» **PROBLEM STATEMENT**
Look through the listing and locate every line containing the word "this"; copy those lines.

» **DATASET EXTRACT**
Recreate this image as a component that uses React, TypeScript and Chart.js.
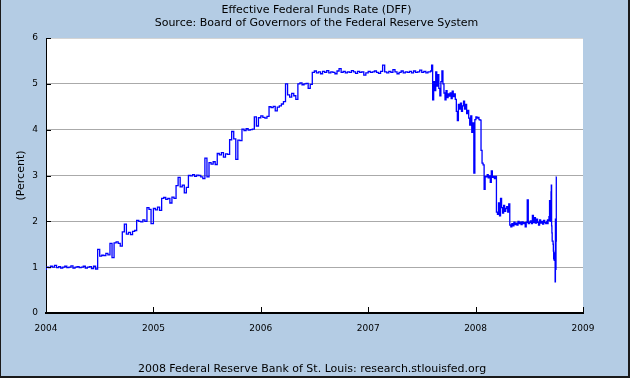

...

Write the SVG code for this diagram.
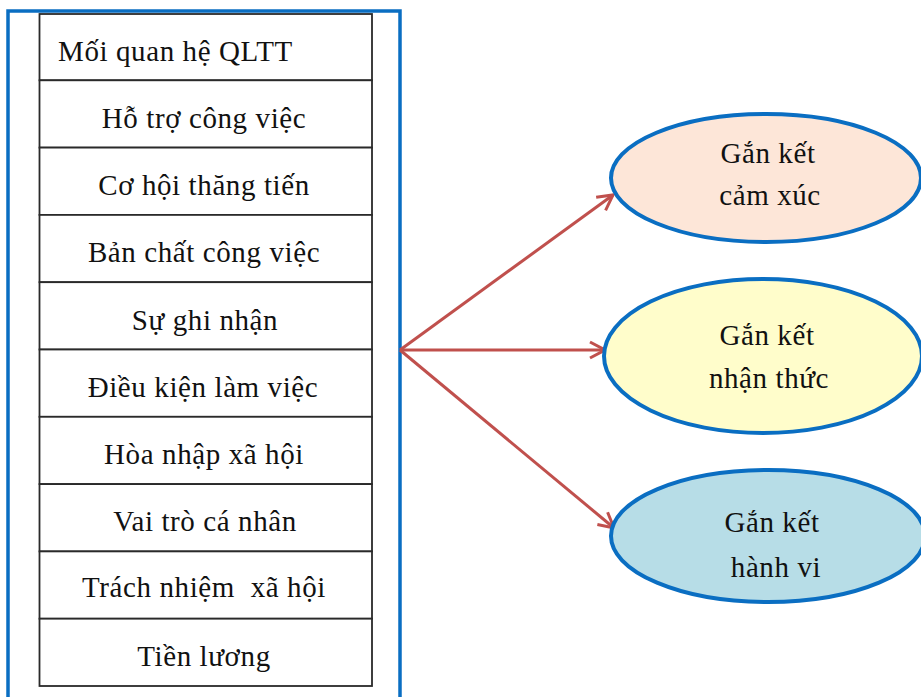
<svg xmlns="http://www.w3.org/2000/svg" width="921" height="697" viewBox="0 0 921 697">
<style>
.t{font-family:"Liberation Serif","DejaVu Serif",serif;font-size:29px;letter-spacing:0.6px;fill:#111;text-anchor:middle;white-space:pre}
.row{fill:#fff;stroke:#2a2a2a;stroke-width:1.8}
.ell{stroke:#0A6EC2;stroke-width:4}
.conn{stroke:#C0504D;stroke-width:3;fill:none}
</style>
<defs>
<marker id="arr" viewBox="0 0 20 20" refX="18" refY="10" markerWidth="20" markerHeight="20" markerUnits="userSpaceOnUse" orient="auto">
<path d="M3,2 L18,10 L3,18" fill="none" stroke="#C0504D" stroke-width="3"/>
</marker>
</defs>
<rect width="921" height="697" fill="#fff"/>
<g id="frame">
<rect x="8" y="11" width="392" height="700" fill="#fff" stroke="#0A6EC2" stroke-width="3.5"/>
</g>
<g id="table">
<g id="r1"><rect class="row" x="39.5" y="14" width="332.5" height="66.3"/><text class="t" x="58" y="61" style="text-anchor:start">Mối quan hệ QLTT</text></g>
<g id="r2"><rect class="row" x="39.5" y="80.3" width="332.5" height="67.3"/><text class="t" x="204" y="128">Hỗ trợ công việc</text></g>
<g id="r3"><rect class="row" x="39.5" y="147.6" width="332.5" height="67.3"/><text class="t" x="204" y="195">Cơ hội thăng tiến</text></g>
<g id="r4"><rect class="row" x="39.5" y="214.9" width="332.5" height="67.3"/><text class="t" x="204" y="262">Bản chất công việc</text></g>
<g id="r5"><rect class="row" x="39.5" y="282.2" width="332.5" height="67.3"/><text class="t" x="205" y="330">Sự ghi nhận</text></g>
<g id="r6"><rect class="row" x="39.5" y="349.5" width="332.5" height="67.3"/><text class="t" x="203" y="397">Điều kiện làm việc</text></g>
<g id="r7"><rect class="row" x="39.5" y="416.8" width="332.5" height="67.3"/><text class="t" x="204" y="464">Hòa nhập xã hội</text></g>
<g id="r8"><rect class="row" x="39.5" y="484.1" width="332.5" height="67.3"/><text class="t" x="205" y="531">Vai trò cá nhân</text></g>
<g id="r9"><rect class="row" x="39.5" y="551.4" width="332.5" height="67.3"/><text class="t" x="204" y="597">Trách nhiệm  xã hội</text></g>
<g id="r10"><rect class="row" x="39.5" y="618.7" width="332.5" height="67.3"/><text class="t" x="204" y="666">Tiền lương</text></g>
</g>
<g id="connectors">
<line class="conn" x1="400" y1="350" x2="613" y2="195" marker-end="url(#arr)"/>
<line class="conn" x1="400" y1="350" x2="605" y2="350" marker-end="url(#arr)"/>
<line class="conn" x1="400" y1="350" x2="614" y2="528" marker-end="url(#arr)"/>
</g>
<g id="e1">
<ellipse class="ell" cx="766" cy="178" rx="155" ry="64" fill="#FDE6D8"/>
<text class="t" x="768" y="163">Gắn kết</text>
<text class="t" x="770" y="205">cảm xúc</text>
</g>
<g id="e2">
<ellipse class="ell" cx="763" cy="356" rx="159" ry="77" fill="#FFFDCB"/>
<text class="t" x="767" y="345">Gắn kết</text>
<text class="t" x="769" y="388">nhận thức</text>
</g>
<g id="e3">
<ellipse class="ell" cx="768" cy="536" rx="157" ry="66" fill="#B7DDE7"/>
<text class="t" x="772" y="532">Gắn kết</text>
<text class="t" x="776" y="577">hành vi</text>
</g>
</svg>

* * *

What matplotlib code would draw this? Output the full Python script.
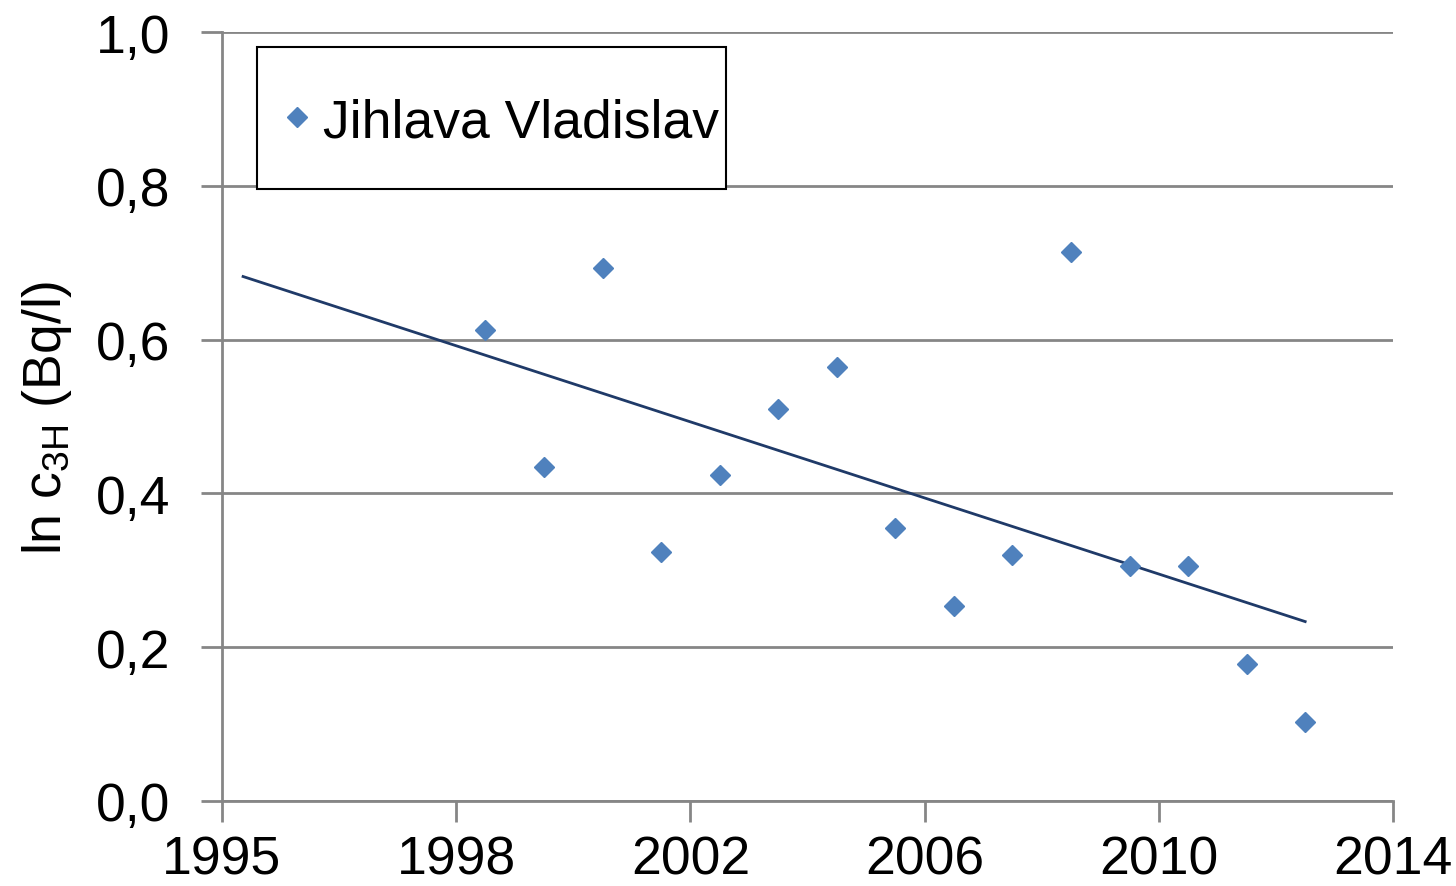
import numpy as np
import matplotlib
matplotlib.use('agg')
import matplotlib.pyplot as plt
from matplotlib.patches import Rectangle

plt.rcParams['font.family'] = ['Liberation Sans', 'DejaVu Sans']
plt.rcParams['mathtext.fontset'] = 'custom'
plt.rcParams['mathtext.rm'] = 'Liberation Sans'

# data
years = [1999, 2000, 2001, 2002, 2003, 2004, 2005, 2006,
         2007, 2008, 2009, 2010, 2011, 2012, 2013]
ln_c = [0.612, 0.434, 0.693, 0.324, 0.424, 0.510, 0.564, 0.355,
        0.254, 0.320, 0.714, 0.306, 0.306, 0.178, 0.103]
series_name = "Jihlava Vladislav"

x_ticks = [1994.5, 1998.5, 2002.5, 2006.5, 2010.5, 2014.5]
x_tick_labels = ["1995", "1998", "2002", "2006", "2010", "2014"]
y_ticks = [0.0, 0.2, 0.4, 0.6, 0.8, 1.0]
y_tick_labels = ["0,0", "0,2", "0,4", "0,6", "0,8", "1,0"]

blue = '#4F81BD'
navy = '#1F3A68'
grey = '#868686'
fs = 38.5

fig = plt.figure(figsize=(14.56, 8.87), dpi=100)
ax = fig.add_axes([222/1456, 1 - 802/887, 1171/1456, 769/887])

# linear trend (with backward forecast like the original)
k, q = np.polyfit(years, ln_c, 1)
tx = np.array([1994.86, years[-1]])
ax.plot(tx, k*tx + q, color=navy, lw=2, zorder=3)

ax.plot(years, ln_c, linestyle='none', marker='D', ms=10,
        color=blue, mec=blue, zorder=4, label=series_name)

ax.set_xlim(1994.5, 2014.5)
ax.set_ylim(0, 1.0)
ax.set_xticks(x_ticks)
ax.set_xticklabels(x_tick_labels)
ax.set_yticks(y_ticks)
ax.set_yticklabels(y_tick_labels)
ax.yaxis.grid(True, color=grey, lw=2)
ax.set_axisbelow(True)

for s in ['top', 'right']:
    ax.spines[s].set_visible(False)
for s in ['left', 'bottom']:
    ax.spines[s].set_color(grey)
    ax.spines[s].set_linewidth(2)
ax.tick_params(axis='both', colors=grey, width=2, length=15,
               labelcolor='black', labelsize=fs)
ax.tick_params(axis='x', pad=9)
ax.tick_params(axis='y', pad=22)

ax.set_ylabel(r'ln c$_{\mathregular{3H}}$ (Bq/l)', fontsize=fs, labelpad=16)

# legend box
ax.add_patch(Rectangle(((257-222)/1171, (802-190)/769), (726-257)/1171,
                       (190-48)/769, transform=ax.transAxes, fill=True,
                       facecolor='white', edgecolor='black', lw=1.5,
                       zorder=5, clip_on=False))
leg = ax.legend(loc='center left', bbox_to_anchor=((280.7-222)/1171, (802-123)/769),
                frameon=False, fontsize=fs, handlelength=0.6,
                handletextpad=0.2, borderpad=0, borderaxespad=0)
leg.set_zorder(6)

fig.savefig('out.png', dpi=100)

» **OUTPUT OF THE EXERCISE**
Recreate this image as a component that uses React, TypeScript and Chart.js.
Write the SVG code for this diagram.
What matplotlib code would draw this? Output the full Python script.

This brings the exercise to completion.